Sappenfield did the choreography, and initial feedback at the Nebelhorn Trophy was positive, including the program components score.

"I think they scored 27 or 28 in components (it was actually 26.05), which they've never done," she said. "We were more than happy. I really didn't have time to tweak it and do all of the little changes you need to do."

The short has been a focus since Nebelhorn, where Denney and Coughlin placed second to Russian world silver medalists Tatiana Volosozhar and Maxim Trankov. They square off against the Russians again here at Skate America.

"We're fine-tuning it, just trying to make the program grow and get better with each performance," Denney said.

"I think you can work the choreography, but when you put the elements with it, it's more challenging to stay connected to the character," Coughlin, 26, said. "We want more of a focus on the performance."

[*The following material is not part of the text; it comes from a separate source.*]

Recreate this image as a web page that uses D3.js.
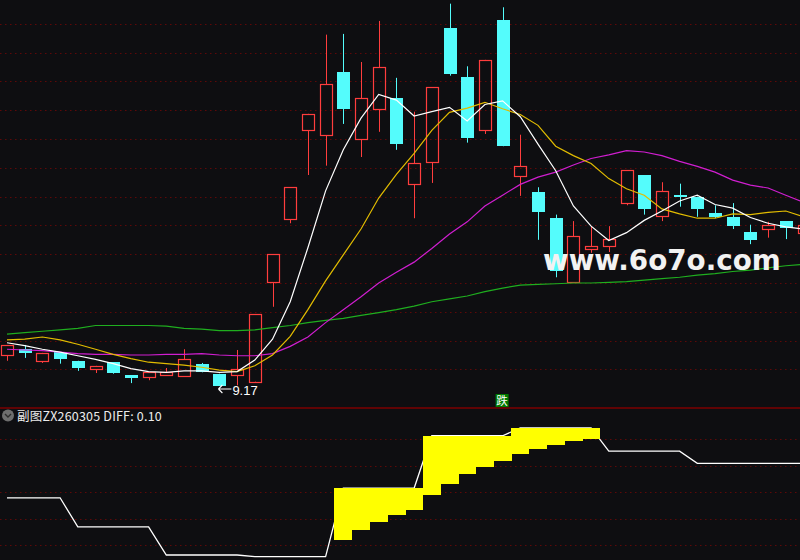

Their efforts in upping their emotional connection with the music and characters in the short, as well as in their free skate to The Phantom of the Opera, are aided by Kathy Johnson, the Julliard-trained modern dance expert who coaches two-time world champion Patrick Chan.

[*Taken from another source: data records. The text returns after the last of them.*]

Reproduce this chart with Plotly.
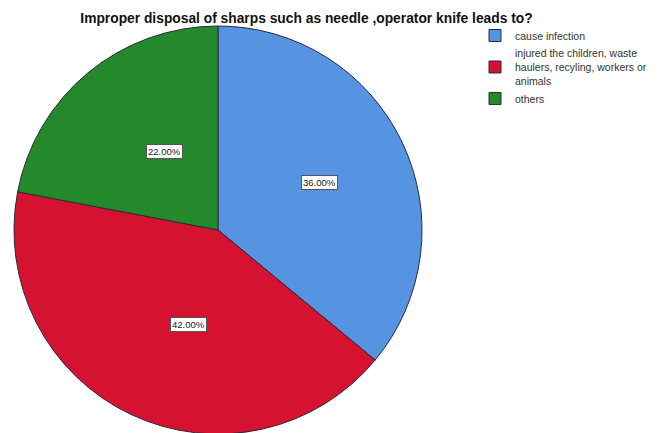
import math
import plotly.graph_objects as go

categories = ["cause infection",
              "injured the children, waste<br>haulers, recyling, workers or<br>animals",
              "others"]
values = [36.0, 42.0, 22.0]
colors = ["#5694E2", "#D51230", "#24892B"]
title_text = "Improper disposal of sharps such as needle ,operator knife leads to?"

W, H = 658, 433
# pie square in figure pixels (page adds an 8px body margin)
dom_x = [6 / W, 414 / W]
dom_y = [1 - 426 / H, 1 - 18 / H]

fig = go.Figure(go.Pie(
    labels=categories, values=values, sort=False, direction="clockwise", rotation=0,
    marker=dict(colors=colors, line=dict(color="#2a2a3a", width=1)),
    textinfo="none", hoverinfo="label+percent",
    domain=dict(x=dom_x, y=dom_y),
))

# label boxes placed at slice mid-angles
cx = (dom_x[0] + dom_x[1]) / 2 * W
cy = (1 - (dom_y[0] + dom_y[1]) / 2) * H
R = min((dom_x[1] - dom_x[0]) * W, (dom_y[1] - dom_y[0]) * H) / 2
total = sum(values)
cum = 0
annotations = []
for v in values:
    mid = (cum + v / 2) / total * 2 * math.pi
    cum += v
    px = cx + 0.55 * R * math.sin(mid)
    py = cy - 0.55 * R * math.cos(mid)
    annotations.append(dict(
        x=px / W, y=1 - py / H, xref="paper", yref="paper",
        text=f"{v / total * 100:.2f}%", showarrow=False,
        font=dict(family="Liberation Sans, Arial", size=9.5, color="#222222"),
        bgcolor="white", bordercolor="#555555", borderwidth=1, borderpad=1,
    ))

fig.update_layout(
    width=W, height=H,
    margin=dict(l=0, r=0, t=0, b=0),
    paper_bgcolor="white", plot_bgcolor="white",
    title=dict(text=f"<b>{title_text}</b>", x=298.5 / W, xanchor="center",
               y=1 - 10.5 / H, yanchor="middle",
               font=dict(family="Liberation Sans, Arial", size=13.8, color="#111111")),
    legend=dict(x=467 / W, y=1 - 13 / H, xanchor="left", yanchor="top",
                font=dict(family="Liberation Sans, Arial", size=10.5, color="#333333"),
                itemwidth=30, tracegroupgap=0, traceorder="normal"),
    annotations=annotations,
)

fig.write_html("out.html")
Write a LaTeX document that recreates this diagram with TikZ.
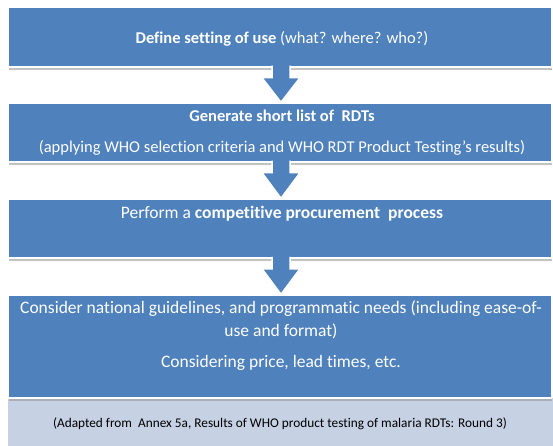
\documentclass[tikz,border=0pt]{standalone}
\usepackage{fontspec}
\setmainfont{Carlito}[Ligatures=NoCommon]
\usetikzlibrary{calc,shadows}

\definecolor{boxblue}{HTML}{4F81BD}
\definecolor{noteblue}{HTML}{C6D1E4}

\tikzset{
  stepbox/.style={draw=white, line width=1.5pt, fill=boxblue, minimum width=543pt, inner sep=0pt,
    drop shadow={shadow xshift=0pt, shadow yshift=-3pt, fill=black!40, opacity=0.6}},
  flowarrow/.style={draw=white, line width=1.5pt, fill=boxblue, line join=miter},
  boxtext/.style={text=white, font=\fontsize{16.5}{19}\selectfont, anchor=base},
  bigtext/.style={boxtext, font=\fontsize{17.5}{20}\selectfont},
  notetext/.style={text=black, font=\fontsize{13.3}{16}\selectfont, anchor=base}
}

\begin{document}
\begin{tikzpicture}[x=1pt,y=-1pt]
\useasboundingbox (0,0) rectangle (553,446);

\fill[noteblue] (8,398) rectangle (553,446);

\node[stepbox, minimum height=60pt]  (define)    at (280,37)    {};
\node[stepbox, minimum height=59pt]  (shortlist) at (280,132.5) {};
\node[stepbox, minimum height=59pt]  (procure)   at (280,228.5) {};
\node[stepbox, minimum height=103pt] (consider)  at (280,346.5) {};

\draw[flowarrow] ($(define.south)+(-8,-2)$) -- ++(0,12) -- ++(-10,0) -- ($(shortlist.north)+(1,0)$) -- ($(define.south)+(20,10)$) -- ++(-10,0) -- ++(0,-12);
\draw[flowarrow] ($(shortlist.south)+(-8,-2)$) -- ++(0,12) -- ++(-10,0) -- ($(procure.north)+(1,0)$) -- ($(shortlist.south)+(20,10)$) -- ++(-10,0) -- ++(0,-12);
\draw[flowarrow] ($(procure.south)+(-8,-2)$) -- ++(0,12) -- ++(-10,0) -- ($(consider.north)+(1,0)$) -- ($(procure.south)+(20,10)$) -- ++(-10,0) -- ++(0,-12);

\node[boxtext] (definetext) at (282,44) {\textbf{Define setting of use} (what? where? who?)};
\node[boxtext] (shortlisttext) at (282,122) {\textbf{Generate short list of\ \ RDTs}};
\node[boxtext] (criteriatext) at (282,153) {(applying WHO selection criteria and WHO RDT Product Testing’s results)};
\node[bigtext] (procuretext) at (282,218) {Perform a \textbf{competitive procurement\ \ process}};
\node[bigtext] (guidetext) at (281,313) {Consider national guidelines, and programmatic needs (including ease-of-};
\node[bigtext] (formattext) at (281,336) {use and format)};
\node[bigtext] (pricetext) at (281,367) {Considering price, lead times, etc.};
\node[notetext] (sourcetext) at (280,427) {(Adapted from\ \ Annex 5a, Results of WHO product testing of malaria RDTs: Round 3)};

\end{tikzpicture}
\end{document}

"Kathy has been great in that she will ask us, 'What do you want to say here?' " Coughlin said. "She wants your fingerprints all over the program, and then she will enhance it. She'll say, 'If this is the basis you want to go from, then let's go here and breathe through it like this,' and it gives you a way to relate to it, which for me especially is really good."

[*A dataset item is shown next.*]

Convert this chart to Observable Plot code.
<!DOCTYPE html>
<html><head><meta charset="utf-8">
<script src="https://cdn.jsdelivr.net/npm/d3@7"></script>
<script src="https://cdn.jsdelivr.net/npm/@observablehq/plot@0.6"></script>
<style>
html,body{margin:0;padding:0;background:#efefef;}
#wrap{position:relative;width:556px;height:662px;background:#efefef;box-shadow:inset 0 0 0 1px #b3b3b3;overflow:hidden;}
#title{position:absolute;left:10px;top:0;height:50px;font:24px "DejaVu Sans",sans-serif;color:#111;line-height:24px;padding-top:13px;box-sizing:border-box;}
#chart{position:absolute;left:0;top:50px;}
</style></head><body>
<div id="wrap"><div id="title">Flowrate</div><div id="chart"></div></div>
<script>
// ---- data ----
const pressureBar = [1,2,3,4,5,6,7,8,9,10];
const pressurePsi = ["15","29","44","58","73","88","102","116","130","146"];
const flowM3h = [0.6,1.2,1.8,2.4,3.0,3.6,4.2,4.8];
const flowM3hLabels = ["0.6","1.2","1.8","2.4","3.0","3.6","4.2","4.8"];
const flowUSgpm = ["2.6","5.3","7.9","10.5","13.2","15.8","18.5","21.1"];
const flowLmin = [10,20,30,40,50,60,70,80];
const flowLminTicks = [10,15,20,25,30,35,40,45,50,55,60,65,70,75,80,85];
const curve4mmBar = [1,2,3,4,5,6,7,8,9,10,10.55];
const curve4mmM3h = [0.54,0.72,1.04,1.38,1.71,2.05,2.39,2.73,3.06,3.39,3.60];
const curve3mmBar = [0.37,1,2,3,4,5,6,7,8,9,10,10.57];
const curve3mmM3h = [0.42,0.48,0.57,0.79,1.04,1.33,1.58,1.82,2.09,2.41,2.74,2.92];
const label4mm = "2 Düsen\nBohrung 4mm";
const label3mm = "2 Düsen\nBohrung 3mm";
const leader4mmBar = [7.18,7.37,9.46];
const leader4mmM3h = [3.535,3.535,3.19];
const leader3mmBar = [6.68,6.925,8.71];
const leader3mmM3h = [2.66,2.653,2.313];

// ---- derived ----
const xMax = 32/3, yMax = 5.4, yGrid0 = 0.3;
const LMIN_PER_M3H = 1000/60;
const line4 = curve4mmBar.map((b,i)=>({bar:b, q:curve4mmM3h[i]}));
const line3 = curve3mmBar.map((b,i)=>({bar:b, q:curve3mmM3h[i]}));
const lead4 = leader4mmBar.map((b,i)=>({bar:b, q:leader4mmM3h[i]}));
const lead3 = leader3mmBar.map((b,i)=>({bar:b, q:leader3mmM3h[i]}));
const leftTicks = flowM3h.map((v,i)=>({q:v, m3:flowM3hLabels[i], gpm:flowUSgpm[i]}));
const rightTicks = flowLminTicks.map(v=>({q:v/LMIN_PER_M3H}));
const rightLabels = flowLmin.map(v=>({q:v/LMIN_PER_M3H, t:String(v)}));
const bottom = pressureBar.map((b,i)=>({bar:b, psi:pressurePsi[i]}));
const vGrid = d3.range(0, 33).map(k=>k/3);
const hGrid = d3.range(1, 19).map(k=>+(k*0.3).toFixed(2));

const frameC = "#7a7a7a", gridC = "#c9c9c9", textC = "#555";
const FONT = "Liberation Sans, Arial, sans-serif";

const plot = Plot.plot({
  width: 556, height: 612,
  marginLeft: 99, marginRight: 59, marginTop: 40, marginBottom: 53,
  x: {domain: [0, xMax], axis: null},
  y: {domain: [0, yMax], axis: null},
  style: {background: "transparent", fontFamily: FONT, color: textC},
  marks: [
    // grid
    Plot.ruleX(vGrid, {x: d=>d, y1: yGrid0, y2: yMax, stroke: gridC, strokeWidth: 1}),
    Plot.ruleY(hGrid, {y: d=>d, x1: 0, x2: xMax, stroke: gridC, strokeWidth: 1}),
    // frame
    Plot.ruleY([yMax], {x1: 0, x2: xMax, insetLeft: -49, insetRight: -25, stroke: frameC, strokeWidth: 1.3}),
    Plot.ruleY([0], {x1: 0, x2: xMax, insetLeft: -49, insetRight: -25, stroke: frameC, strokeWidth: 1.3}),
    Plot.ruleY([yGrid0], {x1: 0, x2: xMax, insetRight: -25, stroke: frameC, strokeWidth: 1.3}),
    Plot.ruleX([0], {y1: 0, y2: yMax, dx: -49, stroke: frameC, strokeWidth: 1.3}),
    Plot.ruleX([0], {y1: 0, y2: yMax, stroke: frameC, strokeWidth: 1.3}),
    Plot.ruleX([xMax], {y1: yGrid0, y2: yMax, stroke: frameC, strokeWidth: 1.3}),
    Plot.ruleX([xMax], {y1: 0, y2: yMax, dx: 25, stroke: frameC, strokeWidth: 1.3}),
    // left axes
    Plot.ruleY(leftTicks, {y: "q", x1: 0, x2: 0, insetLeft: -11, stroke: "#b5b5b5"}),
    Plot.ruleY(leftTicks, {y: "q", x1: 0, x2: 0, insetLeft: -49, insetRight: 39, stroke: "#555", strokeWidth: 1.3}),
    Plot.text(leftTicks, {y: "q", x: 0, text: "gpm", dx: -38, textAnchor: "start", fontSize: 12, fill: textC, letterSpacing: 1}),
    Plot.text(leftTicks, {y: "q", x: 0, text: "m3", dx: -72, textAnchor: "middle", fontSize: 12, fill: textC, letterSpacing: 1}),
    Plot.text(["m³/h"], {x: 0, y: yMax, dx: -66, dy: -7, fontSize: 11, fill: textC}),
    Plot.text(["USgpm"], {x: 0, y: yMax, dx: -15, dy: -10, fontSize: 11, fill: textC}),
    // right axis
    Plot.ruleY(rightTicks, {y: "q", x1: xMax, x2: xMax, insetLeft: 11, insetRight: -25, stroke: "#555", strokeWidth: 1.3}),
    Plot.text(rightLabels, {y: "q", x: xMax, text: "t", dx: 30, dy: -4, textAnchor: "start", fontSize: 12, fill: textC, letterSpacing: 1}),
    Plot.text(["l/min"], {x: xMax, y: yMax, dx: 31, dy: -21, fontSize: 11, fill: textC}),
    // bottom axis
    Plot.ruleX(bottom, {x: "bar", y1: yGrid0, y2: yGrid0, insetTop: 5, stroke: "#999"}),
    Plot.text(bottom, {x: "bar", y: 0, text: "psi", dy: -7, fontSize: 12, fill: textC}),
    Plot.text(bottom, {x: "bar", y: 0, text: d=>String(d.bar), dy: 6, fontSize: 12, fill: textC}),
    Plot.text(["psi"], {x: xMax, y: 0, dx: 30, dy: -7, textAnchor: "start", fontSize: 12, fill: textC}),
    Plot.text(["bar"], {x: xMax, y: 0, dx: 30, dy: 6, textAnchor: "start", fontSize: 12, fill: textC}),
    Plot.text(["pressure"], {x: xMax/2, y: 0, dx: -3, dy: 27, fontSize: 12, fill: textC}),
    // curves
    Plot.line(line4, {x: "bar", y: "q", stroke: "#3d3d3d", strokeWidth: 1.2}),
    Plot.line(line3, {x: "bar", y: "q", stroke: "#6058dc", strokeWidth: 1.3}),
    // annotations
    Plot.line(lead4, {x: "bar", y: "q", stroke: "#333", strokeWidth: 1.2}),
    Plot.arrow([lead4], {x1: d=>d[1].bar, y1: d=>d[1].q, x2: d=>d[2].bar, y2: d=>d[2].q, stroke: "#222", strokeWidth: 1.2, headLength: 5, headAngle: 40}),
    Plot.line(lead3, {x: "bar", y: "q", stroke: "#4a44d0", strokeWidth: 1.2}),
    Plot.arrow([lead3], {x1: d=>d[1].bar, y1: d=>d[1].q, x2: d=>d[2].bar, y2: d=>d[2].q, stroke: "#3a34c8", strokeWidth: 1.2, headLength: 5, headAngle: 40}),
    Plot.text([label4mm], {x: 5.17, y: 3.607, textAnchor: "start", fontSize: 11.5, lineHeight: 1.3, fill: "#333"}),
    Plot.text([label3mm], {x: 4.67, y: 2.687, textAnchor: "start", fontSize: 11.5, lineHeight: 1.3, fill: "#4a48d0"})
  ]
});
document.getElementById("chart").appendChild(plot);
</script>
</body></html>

"John moves really well; it's lovely to see when he does this work and begins to develop," Johnson said. "He has a much wider range of movement, I think, than most people might expect from a bigger (6'2") guy."

Something else the U.S. champions plan to show off this season: a Level 3 triple twist, which earned them seven points in the free skate at Nebelhorn.

"The added feature [the ISU] put in place this year, which is a benefit to people like us, is for the man's hands to go down below his shoulders while the girl is in the air," Coughlin said. "It's something that is attainable when you have a good-size twist. It's something we circled right away as a way to up the ante this year."

They worked on the new feature with Sappenfield this summer, attaining the height and timing needed for the extra movement.

"It's working well now," Coughlin said. "All it takes is a strong guy, some power and a girl who is fearless."